Bias Partisan (Program untuk simpati warga). Bentuk ini lebih lazim dilakukan oleh incumbent (yang sedang menjabat). Tujuannya agar bisa terpilih lagi. Kandidat menyalurkan bantuan dalam bentuk program. Program disalurkan menjelang pemilu untuk membangun simpati warga. Pemberian bantuan sosial yang sering terjadi menjelang pemilu adalah contoh transaksi politik ini. Sifat bantuannya yang tidak merata, menggunakan dana pemerintah, menyasar daerah tertentu seperti basis partai/kandidat, dan bisa menggunakan aparat pemerintah setempat atau ormas untuk menyalurkan program, membuatnya mirip jual beli suara menjelang pemilu.

Setelah mengenali bentuk-bentuk transaksi politik yang melemahkan kepentingan warga dalam berhubungan dengan kandidat selama pemilu, maka penting untuk bisa membedakan mana transaksi politik yang melemahkan  dan mana yang bisa memperkuat kepentingan warga setelah pemilu berakhir. Berikut adalah ciri-cirinya.
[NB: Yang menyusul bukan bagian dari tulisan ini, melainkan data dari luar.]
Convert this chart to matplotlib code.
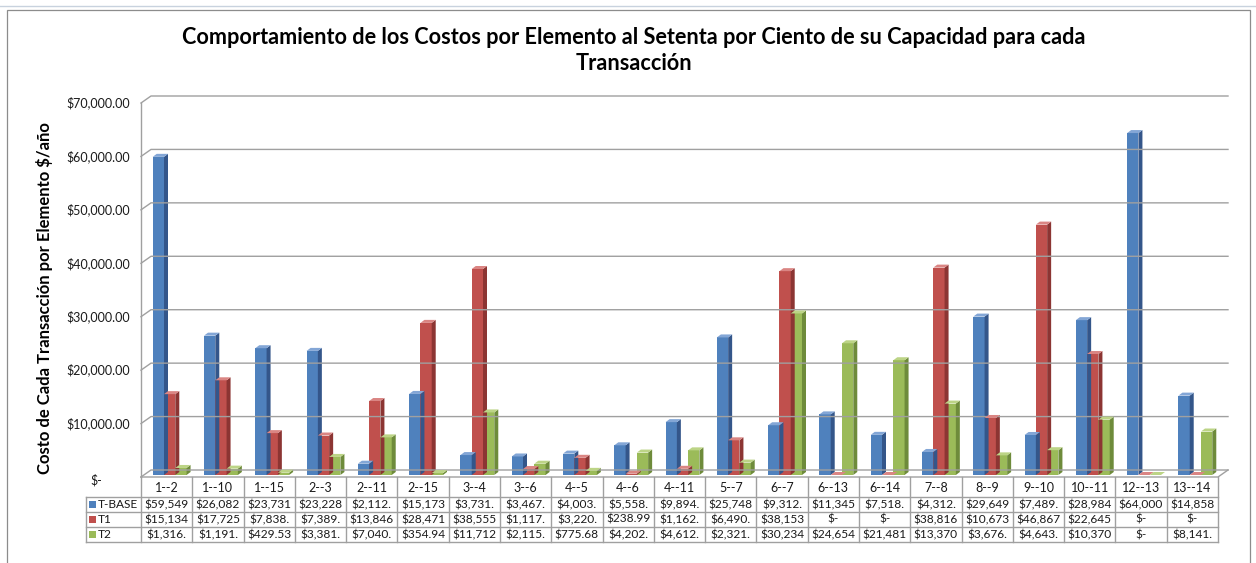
import matplotlib
matplotlib.use("Agg")
import matplotlib.pyplot as plt
from matplotlib.patches import Polygon, Rectangle
from matplotlib.lines import Line2D
from matplotlib.transforms import ScaledTranslation, IdentityTransform

plt.rcParams["text.parse_math"] = False
plt.rcParams["font.family"] = ["Lato", "DejaVu Sans"]

# ---- data -------------------------------------------------------------
categories = ["1--2", "1--10", "1--15", "2--3", "2--11", "2--15", "3--4",
              "3--6", "4--5", "4--6", "4--11", "5--7", "6--7", "6--13",
              "6--14", "7--8", "8--9", "9--10", "10--11", "12--13", "13--14"]
t_base = [59549, 26082, 23731, 23228, 2112, 15173, 3731, 3467, 4003, 5558,
          9894, 25748, 9312, 11345, 7518, 4312, 29649, 7489, 28984, 64000,
          14858]
t1 = [15134, 17725, 7838, 7389, 13846, 28471, 38555, 1117, 3220, 238.99,
      1162, 6490, 38153, 0, 0, 38816, 10673, 46867, 22645, 0, 0]
t2 = [1316, 1191, 429.53, 3381, 7040, 354.94, 11712, 2115, 775.68, 4202,
      4612, 2321, 30234, 24654, 21481, 13370, 3676, 4643, 10370, 0, 8141]
series_names = ["T-BASE", "T1", "T2"]
y_ticks = [0, 10000, 20000, 30000, 40000, 50000, 60000, 70000]

title_lines = ["Comportamiento de los Costos por Elemento al Setenta por Ciento de su Capacidad para cada",
               "Transacción"]
y_label = "Costo de Cada Transacción por Elemento $/año"

series = [t_base, t1, t2]
face_col = ["#4F81BD", "#C0504D", "#9BBB59"]
side_col = ["#34568A", "#8C3533", "#6E8B3B"]
top_col = ["#83A6D6", "#DA8583", "#BCD486"]
grid_col = "#A0A0A0"
text_col = "#1A1A1A"

# ---- figure / axes ----------------------------------------------------
W, H = 1256, 563
fig = plt.figure(figsize=(W / 100, H / 100), dpi=100)
fig.patch.set_facecolor("white")
L, R, B, T = 141, 1218, 477, 103        # front plane box, pixels from top-left
ax = fig.add_axes([L / W, 1 - B / H, (R - L) / W, (B - T) / H])
n = len(categories)
ax.set_xlim(-0.5, n - 0.5)
ax.set_ylim(0, 70000)
ax.axis("off")

IDT = IdentityTransform()
WALL = (10, 7)        # depth of the back wall in pixels
BAR_SHIFT = (3, 2)    # bars sit slightly behind the front plane
BAR_DEPTH = (4, 3)


def disp(x, y, dx=0.0, dy=0.0):
    px, py = ax.transData.transform((x, y))
    return (px + dx, py + dy)


def pix(x, y_from_top):
    return (x, H - y_from_top)


def line(points, **kw):
    xs = [p[0] for p in points]
    ys = [p[1] for p in points]
    fig.add_artist(Line2D(xs, ys, transform=IDT, **kw))


# chart frame and sheet line above it
fig.add_artist(Rectangle(pix(7, 566), 1243, 556, transform=IDT, fill=False,
                         edgecolor="#8C8C8C", lw=0.9))
line([pix(0, 6), pix(W, 6)], color="#C8D2DE", lw=1)

# ---- walls and gridlines ---------------------------------------------
x_left, x_right = -0.5, n - 0.5
for v in y_ticks:
    line([disp(x_left, v), disp(x_left, v, *WALL), disp(x_right, v, *WALL)],
         color=grid_col, lw=1.0)
line([disp(x_left, 0), disp(x_left, 70000)], color=grid_col, lw=1.0)
line([disp(x_left, 0), disp(x_right, 0), disp(x_right, 0, *WALL)],
     color=grid_col, lw=1.0)

# y tick labels
for v in y_ticks:
    px_, py_ = disp(x_left, v)
    if v == 0:
        fig.text(96, py_ - 3, "$-", transform=IDT, ha="center", va="center",
                 fontsize=9, color=text_col)
    else:
        fig.text(px_ - 11, py_, f"${v:,.2f}", transform=IDT, ha="right",
                 va="center", fontsize=9, color=text_col)

# ---- 3D-looking clustered columns -------------------------------------
bw = 0.22
offsets = [-bw, 0.0, bw]
shift = ScaledTranslation(BAR_SHIFT[0] / 100, BAR_SHIFT[1] / 100,
                          fig.dpi_scale_trans)
for s, vals in enumerate(series):
    xs = [i + offsets[s] for i in range(n)]
    ax.bar(xs, vals, bw, color=face_col[s], linewidth=0,
           transform=ax.transData + shift, zorder=3, clip_on=False)
    for x, v in zip(xs, vals):
        x0, x1 = x - bw / 2, x + bw / 2
        sx, sy = BAR_SHIFT
        dx, dy = BAR_DEPTH
        side = [disp(x1, 0, sx, sy), disp(x1, v, sx, sy),
                disp(x1, v, sx + dx, sy + dy), disp(x1, 0, sx + dx, sy + dy)]
        top = [disp(x0, v, sx, sy), disp(x1, v, sx, sy),
               disp(x1, v, sx + dx, sy + dy), disp(x0, v, sx + dx, sy + dy)]
        fig.add_artist(Polygon(side, closed=True, transform=IDT,
                               facecolor=side_col[s], edgecolor="none",
                               zorder=1))
        fig.add_artist(Polygon(top, closed=True, transform=IDT,
                               facecolor=top_col[s], edgecolor="none",
                               zorder=2))
ax.set_zorder(0)

# ---- data table -------------------------------------------------------
row_edges = [477, 497, 512, 527, 542]   # header, T-BASE, T1, T2
leg_left = 86
col_edges = [disp(i - 0.5, 0)[0] for i in range(n + 1)]


def fmt(v):
    if v == 0:
        return "$-"
    return f"${v:,.2f}"[:7]


for cx in col_edges:
    line([(cx, H - row_edges[0]), (cx, H - row_edges[-1])], color=grid_col,
         lw=1.0)
line([(leg_left, H - row_edges[1]), (leg_left, H - row_edges[-1])],
     color=grid_col, lw=1.0)
for ry in row_edges[1:]:
    line([(leg_left, H - ry), (col_edges[-1], H - ry)], color=grid_col,
         lw=1.0)

for i, c in enumerate(categories):
    cx = (col_edges[i] + col_edges[i + 1]) / 2
    fig.text(cx, H - (row_edges[0] + row_edges[1]) / 2 - 1, c, transform=IDT,
             ha="center", va="center", fontsize=9, color=text_col)

for s, vals in enumerate(series):
    cy = H - (row_edges[s + 1] + row_edges[s + 2]) / 2
    fig.add_artist(Rectangle((leg_left + 3, cy - 3.5), 7, 7, transform=IDT,
                             facecolor=face_col[s], edgecolor="none"))
    fig.text(leg_left + 12, cy, series_names[s], transform=IDT, ha="left",
             va="center", fontsize=8.6, color=text_col)
    for i, v in enumerate(vals):
        cx = (col_edges[i] + col_edges[i + 1]) / 2
        fig.text(cx, cy, fmt(v), transform=IDT, ha="center", va="center",
                 fontsize=8.6, color=text_col)

# ---- titles -----------------------------------------------------------
fig.text(634, H - 37, title_lines[0], transform=IDT, ha="center",
         va="center", fontsize=15.6, fontweight="bold", color="black")
fig.text(634, H - 63, title_lines[1], transform=IDT, ha="center",
         va="center", fontsize=15.6, fontweight="bold", color="black")
fig.text(45, H - 298, y_label, transform=IDT, rotation=90, ha="center",
         va="center", fontsize=12, fontweight="bold", color="black")

fig.savefig("out.png", dpi=100)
Transaksi politik yang melemahkan warga. Tertutup, tidak terpublikasikan secara luas, tidak ada komunikasi terbuka antara warga dengan kandidat secara langsung, warga tidak tahu tujuan pemberian imbalan. Personal, hasil transaksi politik dinikmati oleh sekelompok orang tertentu, yang  bisa saja mengatas namakan warga suatu wilayah. Jangka pendek, tidak ditujukan membangun ikatan jangka panjang setelah pemilu, kandiddat mendekati warga untuk pemenangan saja. Pendanaan pribadi, kandidat mendanai secara pribadi penyaluran imbalan untuk menggalang dukungan warga pada hari pemilihan. Selain  diri sendiri, sumber dana kandidat bisa berasal  dari pihak-pihak yang berkepetingan terhadap kemenangan kandidat dalam pemilu. Melanggar hukum, praktik jual beli suara pemilih termasuk jenis pelanggaran yang dikenal sanksi/hukuman dalam Undang-Undang pemilu. Kandidat, perantara, dan pemilih yang melakukan jual beli suara dapat diadukan ke pihak berwenang (kepolisian, badan pengawas pemilu). Jika terbukti, hukumannya berupa penjara dan denda. Bahkan kandidat bisa didiskualifikasi dari pencalonan pemilu.

Dinamika transaksi politik dapat kuat jika dibaregi dengan komitmen warga untuk tahu, paham, dan awasi kandidat jika terpilih menjadi wakil rakyat. Saat pra dan hari pencoblosan, warga dituntut untuk membuat programatik dengan kandidat sehingga ketika pascapemilu, rakyat harus mampu awasi kandidat untuk realisasikan kontrak kandidat yang telah dilakukan bersama warga. Warga akan menjadi sejahtera jika peran rakyat mampu mengawal dan mengawasi kandidat.

Hal-hal tersebut di atas tampak pada bentuk politik menguatkan warga diantaranya:
Terbuka, terjadi proses komunikasi melalui dialog tatap muka, ada publikasi yang luas, dan warga paham tentang masalah-masalah yang dibicarakan dan disepakati bersama. Publik, hasil transaksi politik untuk kepentingan publik, menjangkau warga secara keseluruhan dalam wilayah pemilihan. Jangka panjang, ditujukan untuk membangun ikatan hubungan jangka panjang dengan kandidat pemenang pemilu, misalnya melalui kesepakatan kontrak politik. Pendanaan negara, tidak ada pendanaan kandidat untuk menggalang dukungan politik (suara) selama pemilu. Pendanaan negara dalam bentuk alokasi anggaran program pembangunan untuk seluruh masyarakat di wilayah pemilihan. Kandidat pemenang pemilu yang membangun kesepakatan kontrak politik dengan warga akan memperjuangkan alokasinya dalam bentuk kebijakan. Warga dapat memantau prosesnya. Tidak melanggar hukum, sepanjang dalam proses transaksi politik, kandidat tidak menjanjikan imbalan yang ditukar dengan suara pemilih pada hari pemilihan maka tidak melanggar hukum. Publikasi yang luas dan komunikasi menjadi kontrol dalam proses kesepakatan politik kandidat dengan warga agar tidak melanggar UU pemilu. Sedangkan transaksi politik yang melemahkan warga adalah bersifat tertutup, personal, jangka pendek, pendanaan pribadi, dan melanggar hukum.

Penutup
Pesta pemilihan umum telah dekat, saatnya rakyat berjuang untuk mengawasi para kandidat yang mampu memperjuangkan hak dan kebijakan bagi warga, bukan menjatuhkan dukungan suara pada kandidat yang korup, licik, pelanggar hak asasi manusia, amoral, dan penuh janji. Pilihan kita adalah penentuan kemajuan bangsa ini, jauhi transaksi politik yang melemahkan warga, dan terapkan bentuk transaksi politik yang menguatkan warga.